Every line of the material is to be repeated exactly as it stands.

^^^^^^^^^^^^^^^^

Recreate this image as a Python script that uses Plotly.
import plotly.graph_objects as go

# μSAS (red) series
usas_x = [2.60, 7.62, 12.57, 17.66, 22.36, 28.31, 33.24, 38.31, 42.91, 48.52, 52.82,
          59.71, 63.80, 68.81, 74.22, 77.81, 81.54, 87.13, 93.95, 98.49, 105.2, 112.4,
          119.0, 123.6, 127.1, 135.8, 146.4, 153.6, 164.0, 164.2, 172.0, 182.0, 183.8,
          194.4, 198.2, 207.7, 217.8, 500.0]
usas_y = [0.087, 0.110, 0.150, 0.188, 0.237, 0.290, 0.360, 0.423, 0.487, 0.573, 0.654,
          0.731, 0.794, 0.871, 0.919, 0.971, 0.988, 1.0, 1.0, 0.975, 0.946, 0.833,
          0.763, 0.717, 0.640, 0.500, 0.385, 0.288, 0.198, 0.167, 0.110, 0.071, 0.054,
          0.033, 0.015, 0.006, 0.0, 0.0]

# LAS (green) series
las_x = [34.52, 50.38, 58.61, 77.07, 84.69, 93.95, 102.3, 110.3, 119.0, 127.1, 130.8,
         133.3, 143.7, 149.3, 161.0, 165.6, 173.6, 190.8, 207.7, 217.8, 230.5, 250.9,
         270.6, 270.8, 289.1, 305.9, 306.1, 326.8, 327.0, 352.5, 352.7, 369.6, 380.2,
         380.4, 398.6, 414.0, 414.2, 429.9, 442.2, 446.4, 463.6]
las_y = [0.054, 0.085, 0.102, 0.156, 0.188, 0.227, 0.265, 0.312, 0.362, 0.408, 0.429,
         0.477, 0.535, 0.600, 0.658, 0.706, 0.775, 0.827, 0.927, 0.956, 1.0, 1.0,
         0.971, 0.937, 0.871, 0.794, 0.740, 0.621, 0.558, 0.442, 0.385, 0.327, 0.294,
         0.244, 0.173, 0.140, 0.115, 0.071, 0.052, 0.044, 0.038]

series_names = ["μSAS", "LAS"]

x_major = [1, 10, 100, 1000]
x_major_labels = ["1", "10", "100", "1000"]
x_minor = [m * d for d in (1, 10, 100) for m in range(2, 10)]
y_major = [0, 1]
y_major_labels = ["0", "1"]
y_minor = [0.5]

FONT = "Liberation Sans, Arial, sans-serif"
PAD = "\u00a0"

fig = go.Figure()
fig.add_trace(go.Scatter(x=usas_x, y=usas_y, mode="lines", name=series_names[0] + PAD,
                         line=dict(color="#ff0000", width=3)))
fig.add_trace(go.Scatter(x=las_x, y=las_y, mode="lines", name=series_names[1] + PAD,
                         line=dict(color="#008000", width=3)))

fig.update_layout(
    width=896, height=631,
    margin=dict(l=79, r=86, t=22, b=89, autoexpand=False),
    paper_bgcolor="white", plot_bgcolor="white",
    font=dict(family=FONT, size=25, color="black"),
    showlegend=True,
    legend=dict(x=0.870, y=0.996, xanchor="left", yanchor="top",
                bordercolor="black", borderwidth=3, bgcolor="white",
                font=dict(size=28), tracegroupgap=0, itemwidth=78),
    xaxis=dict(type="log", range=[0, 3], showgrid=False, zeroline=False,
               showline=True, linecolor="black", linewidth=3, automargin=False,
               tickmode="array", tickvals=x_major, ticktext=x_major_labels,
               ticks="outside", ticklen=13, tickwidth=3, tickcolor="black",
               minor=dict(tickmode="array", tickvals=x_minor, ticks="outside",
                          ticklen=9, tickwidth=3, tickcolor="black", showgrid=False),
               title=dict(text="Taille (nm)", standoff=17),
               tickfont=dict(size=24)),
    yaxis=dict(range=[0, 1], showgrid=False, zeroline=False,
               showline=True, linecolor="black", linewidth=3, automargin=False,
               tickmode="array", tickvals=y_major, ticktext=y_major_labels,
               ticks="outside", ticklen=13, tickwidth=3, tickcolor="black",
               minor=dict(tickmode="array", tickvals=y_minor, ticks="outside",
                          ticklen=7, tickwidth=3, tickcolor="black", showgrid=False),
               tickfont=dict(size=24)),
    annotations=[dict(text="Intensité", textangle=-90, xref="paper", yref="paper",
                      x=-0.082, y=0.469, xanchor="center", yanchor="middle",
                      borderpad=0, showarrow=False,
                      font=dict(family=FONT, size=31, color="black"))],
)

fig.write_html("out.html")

^^^^^^^^^^^^^^^^

== Solution ==
Recreate this image as a Python script that uses Plotly.
import plotly.graph_objects as go

# μSAS (red) series
usas_x = [2.60, 7.62, 12.57, 17.66, 22.36, 28.31, 33.24, 38.31, 42.91, 48.52, 52.82,
          59.71, 63.80, 68.81, 74.22, 77.81, 81.54, 87.13, 93.95, 98.49, 105.2, 112.4,
          119.0, 123.6, 127.1, 135.8, 146.4, 153.6, 164.0, 164.2, 172.0, 182.0, 183.8,
          194.4, 198.2, 207.7, 217.8, 500.0]
usas_y = [0.087, 0.110, 0.150, 0.188, 0.237, 0.290, 0.360, 0.423, 0.487, 0.573, 0.654,
          0.731, 0.794, 0.871, 0.919, 0.971, 0.988, 1.0, 1.0, 0.975, 0.946, 0.833,
          0.763, 0.717, 0.640, 0.500, 0.385, 0.288, 0.198, 0.167, 0.110, 0.071, 0.054,
          0.033, 0.015, 0.006, 0.0, 0.0]

# LAS (green) series
las_x = [34.52, 50.38, 58.61, 77.07, 84.69, 93.95, 102.3, 110.3, 119.0, 127.1, 130.8,
         133.3, 143.7, 149.3, 161.0, 165.6, 173.6, 190.8, 207.7, 217.8, 230.5, 250.9,
         270.6, 270.8, 289.1, 305.9, 306.1, 326.8, 327.0, 352.5, 352.7, 369.6, 380.2,
         380.4, 398.6, 414.0, 414.2, 429.9, 442.2, 446.4, 463.6]
las_y = [0.054, 0.085, 0.102, 0.156, 0.188, 0.227, 0.265, 0.312, 0.362, 0.408, 0.429,
         0.477, 0.535, 0.600, 0.658, 0.706, 0.775, 0.827, 0.927, 0.956, 1.0, 1.0,
         0.971, 0.937, 0.871, 0.794, 0.740, 0.621, 0.558, 0.442, 0.385, 0.327, 0.294,
         0.244, 0.173, 0.140, 0.115, 0.071, 0.052, 0.044, 0.038]

series_names = ["μSAS", "LAS"]

x_major = [1, 10, 100, 1000]
x_major_labels = ["1", "10", "100", "1000"]
x_minor = [m * d for d in (1, 10, 100) for m in range(2, 10)]
y_major = [0, 1]
y_major_labels = ["0", "1"]
y_minor = [0.5]

FONT = "Liberation Sans, Arial, sans-serif"
PAD = "\u00a0"

fig = go.Figure()
fig.add_trace(go.Scatter(x=usas_x, y=usas_y, mode="lines", name=series_names[0] + PAD,
                         line=dict(color="#ff0000", width=3)))
fig.add_trace(go.Scatter(x=las_x, y=las_y, mode="lines", name=series_names[1] + PAD,
                         line=dict(color="#008000", width=3)))

fig.update_layout(
    width=896, height=631,
    margin=dict(l=79, r=86, t=22, b=89, autoexpand=False),
    paper_bgcolor="white", plot_bgcolor="white",
    font=dict(family=FONT, size=25, color="black"),
    showlegend=True,
    legend=dict(x=0.870, y=0.996, xanchor="left", yanchor="top",
                bordercolor="black", borderwidth=3, bgcolor="white",
                font=dict(size=28), tracegroupgap=0, itemwidth=78),
    xaxis=dict(type="log", range=[0, 3], showgrid=False, zeroline=False,
               showline=True, linecolor="black", linewidth=3, automargin=False,
               tickmode="array", tickvals=x_major, ticktext=x_major_labels,
               ticks="outside", ticklen=13, tickwidth=3, tickcolor="black",
               minor=dict(tickmode="array", tickvals=x_minor, ticks="outside",
                          ticklen=9, tickwidth=3, tickcolor="black", showgrid=False),
               title=dict(text="Taille (nm)", standoff=17),
               tickfont=dict(size=24)),
    yaxis=dict(range=[0, 1], showgrid=False, zeroline=False,
               showline=True, linecolor="black", linewidth=3, automargin=False,
               tickmode="array", tickvals=y_major, ticktext=y_major_labels,
               ticks="outside", ticklen=13, tickwidth=3, tickcolor="black",
               minor=dict(tickmode="array", tickvals=y_minor, ticks="outside",
                          ticklen=7, tickwidth=3, tickcolor="black", showgrid=False),
               tickfont=dict(size=24)),
    annotations=[dict(text="Intensité", textangle=-90, xref="paper", yref="paper",
                      x=-0.082, y=0.469, xanchor="center", yanchor="middle",
                      borderpad=0, showarrow=False,
                      font=dict(family=FONT, size=31, color="black"))],
)

fig.write_html("out.html")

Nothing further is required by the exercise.